[Problem details] Nothing outside the stretch should be returned: give exactly the lines from the line containing "Give me the Chart.js source for this chart." through the line containing "const RIGHT_TITLE = 'Groundwater", including both.

[Charts and diagrams as code]
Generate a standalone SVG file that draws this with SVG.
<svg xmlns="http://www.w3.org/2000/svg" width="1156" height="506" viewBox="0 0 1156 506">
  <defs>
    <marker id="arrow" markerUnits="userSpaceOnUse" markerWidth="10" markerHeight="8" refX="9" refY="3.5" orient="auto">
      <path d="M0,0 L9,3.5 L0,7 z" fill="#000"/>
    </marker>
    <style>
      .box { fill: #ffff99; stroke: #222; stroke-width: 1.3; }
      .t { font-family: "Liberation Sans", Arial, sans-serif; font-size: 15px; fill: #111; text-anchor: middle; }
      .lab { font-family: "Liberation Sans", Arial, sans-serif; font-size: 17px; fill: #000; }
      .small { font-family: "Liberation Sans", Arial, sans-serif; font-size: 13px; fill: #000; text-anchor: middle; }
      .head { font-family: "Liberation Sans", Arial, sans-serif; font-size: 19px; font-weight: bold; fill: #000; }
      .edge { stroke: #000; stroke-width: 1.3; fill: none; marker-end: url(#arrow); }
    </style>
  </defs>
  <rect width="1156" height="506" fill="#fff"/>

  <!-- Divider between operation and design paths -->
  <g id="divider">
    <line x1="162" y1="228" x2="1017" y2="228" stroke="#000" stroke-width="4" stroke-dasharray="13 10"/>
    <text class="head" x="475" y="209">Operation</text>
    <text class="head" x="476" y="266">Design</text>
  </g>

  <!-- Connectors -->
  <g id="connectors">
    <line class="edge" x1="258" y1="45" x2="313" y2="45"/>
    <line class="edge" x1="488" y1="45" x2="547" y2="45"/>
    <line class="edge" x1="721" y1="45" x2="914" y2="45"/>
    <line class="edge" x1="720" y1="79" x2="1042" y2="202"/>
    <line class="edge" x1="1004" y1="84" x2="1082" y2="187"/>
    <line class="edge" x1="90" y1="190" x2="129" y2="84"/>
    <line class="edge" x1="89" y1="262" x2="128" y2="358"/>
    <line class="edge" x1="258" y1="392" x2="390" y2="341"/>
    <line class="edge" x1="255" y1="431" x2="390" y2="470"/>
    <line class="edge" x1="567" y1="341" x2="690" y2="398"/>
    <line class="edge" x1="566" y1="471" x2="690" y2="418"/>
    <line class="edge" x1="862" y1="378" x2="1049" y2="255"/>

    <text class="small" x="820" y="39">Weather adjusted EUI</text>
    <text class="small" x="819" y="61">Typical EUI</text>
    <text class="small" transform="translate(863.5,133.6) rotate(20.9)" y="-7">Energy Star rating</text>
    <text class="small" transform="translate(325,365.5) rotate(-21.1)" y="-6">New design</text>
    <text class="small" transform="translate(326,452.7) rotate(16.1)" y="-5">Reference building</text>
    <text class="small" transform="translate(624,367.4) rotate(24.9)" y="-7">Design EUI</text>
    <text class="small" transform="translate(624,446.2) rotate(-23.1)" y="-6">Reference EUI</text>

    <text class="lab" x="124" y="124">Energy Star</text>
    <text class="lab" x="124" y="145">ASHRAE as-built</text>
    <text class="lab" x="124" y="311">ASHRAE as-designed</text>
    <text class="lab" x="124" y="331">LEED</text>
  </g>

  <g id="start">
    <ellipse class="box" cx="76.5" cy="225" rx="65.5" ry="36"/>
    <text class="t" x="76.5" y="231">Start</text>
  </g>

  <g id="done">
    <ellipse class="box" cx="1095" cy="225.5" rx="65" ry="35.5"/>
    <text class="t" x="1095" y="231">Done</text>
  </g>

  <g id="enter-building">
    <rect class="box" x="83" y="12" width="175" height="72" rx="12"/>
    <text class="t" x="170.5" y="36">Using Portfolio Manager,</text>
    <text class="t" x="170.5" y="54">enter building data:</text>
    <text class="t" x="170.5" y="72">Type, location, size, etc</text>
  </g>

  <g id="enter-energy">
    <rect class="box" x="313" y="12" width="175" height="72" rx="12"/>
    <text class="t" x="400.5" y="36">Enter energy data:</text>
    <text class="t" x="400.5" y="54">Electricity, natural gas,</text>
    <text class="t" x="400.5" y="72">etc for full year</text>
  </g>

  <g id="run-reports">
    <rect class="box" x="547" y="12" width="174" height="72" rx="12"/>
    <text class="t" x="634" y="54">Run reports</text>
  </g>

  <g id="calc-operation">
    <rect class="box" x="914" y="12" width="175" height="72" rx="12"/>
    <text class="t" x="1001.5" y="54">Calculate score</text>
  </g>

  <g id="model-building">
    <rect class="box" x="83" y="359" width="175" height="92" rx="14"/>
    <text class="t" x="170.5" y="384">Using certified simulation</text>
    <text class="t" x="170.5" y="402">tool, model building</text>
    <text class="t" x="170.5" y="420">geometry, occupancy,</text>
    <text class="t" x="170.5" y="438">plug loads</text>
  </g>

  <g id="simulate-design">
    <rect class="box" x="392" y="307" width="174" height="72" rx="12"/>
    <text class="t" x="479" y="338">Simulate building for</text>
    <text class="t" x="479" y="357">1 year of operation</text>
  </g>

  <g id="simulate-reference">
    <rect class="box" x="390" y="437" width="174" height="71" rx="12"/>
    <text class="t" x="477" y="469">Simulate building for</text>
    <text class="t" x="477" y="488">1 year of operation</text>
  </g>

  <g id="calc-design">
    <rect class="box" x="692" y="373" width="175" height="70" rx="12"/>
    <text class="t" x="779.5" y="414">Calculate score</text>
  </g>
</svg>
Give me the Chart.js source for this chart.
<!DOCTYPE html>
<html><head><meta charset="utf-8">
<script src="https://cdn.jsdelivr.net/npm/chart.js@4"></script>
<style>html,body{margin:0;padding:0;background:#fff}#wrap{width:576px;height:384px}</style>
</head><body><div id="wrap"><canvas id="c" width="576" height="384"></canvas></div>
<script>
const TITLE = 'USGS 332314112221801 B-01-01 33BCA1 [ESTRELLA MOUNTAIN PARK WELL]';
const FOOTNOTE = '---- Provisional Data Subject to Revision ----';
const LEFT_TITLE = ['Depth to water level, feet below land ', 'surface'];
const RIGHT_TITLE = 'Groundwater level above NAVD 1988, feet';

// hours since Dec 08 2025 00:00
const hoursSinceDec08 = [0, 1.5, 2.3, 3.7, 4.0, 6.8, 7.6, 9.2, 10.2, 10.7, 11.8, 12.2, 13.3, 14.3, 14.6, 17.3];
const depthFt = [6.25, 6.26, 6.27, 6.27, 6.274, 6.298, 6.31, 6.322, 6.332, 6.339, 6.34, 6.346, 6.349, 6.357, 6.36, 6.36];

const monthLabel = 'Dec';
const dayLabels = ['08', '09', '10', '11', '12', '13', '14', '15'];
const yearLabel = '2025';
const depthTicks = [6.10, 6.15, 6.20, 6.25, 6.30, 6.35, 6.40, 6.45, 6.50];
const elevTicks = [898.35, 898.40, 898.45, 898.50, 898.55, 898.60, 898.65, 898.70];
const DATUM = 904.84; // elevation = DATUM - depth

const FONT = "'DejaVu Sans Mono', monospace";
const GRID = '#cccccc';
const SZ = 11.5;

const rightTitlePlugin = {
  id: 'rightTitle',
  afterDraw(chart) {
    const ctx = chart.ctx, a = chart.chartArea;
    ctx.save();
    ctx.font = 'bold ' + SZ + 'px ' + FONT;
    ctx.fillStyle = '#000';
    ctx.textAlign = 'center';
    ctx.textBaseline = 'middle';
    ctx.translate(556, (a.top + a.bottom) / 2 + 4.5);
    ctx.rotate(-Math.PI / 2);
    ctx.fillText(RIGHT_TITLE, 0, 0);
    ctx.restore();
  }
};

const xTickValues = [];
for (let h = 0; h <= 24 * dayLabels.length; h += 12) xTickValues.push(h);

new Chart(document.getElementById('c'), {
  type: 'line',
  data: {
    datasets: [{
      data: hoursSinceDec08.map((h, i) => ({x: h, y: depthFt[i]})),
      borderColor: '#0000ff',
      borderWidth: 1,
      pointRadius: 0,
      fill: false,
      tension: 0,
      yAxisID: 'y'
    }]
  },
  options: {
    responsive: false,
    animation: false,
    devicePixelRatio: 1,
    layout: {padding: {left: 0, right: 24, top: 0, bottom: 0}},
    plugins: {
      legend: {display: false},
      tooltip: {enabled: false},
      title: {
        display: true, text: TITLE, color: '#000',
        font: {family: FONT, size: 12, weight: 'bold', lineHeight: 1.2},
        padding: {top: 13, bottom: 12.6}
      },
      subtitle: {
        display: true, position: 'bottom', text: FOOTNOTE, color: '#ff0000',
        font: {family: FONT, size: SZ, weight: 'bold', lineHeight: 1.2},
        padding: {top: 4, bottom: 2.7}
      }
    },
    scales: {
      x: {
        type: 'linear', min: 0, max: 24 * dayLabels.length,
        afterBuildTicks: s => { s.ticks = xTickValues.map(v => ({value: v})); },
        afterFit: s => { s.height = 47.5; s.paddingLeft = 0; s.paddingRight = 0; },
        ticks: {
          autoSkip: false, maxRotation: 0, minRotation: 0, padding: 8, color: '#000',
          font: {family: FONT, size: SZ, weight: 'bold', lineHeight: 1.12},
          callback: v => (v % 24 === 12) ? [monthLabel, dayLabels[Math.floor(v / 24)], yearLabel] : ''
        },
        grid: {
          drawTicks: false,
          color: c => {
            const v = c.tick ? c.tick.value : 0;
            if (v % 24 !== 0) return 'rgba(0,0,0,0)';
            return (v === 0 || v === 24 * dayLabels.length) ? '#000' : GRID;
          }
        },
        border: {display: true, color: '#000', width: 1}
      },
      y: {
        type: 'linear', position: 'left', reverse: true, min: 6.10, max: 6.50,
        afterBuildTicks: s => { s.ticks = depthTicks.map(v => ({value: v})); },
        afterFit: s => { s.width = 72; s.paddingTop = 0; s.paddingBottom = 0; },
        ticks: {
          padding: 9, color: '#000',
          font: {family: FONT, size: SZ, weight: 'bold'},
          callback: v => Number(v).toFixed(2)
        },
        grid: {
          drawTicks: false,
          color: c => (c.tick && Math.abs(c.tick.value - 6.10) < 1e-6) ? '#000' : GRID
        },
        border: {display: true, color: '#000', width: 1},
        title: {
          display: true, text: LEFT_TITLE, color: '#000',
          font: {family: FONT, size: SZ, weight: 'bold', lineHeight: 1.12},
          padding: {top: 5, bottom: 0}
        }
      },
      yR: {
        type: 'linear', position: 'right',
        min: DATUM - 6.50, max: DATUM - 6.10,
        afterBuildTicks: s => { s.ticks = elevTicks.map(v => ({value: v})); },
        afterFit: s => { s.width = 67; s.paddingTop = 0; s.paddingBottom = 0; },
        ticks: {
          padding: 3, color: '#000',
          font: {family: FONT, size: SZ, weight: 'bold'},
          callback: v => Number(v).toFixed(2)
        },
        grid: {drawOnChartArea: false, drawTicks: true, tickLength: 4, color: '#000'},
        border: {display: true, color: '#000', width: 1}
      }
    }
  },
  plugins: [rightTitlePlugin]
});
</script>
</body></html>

[Full output]
Give me the Chart.js source for this chart.
<!DOCTYPE html>
<html><head><meta charset="utf-8">
<script src="https://cdn.jsdelivr.net/npm/chart.js@4"></script>
<style>html,body{margin:0;padding:0;background:#fff}#wrap{width:576px;height:384px}</style>
</head><body><div id="wrap"><canvas id="c" width="576" height="384"></canvas></div>
<script>
const TITLE = 'USGS 332314112221801 B-01-01 33BCA1 [ESTRELLA MOUNTAIN PARK WELL]';
const FOOTNOTE = '---- Provisional Data Subject to Revision ----';
const LEFT_TITLE = ['Depth to water level, feet below land ', 'surface'];
const RIGHT_TITLE = 'Groundwater level above NAVD 1988, feet';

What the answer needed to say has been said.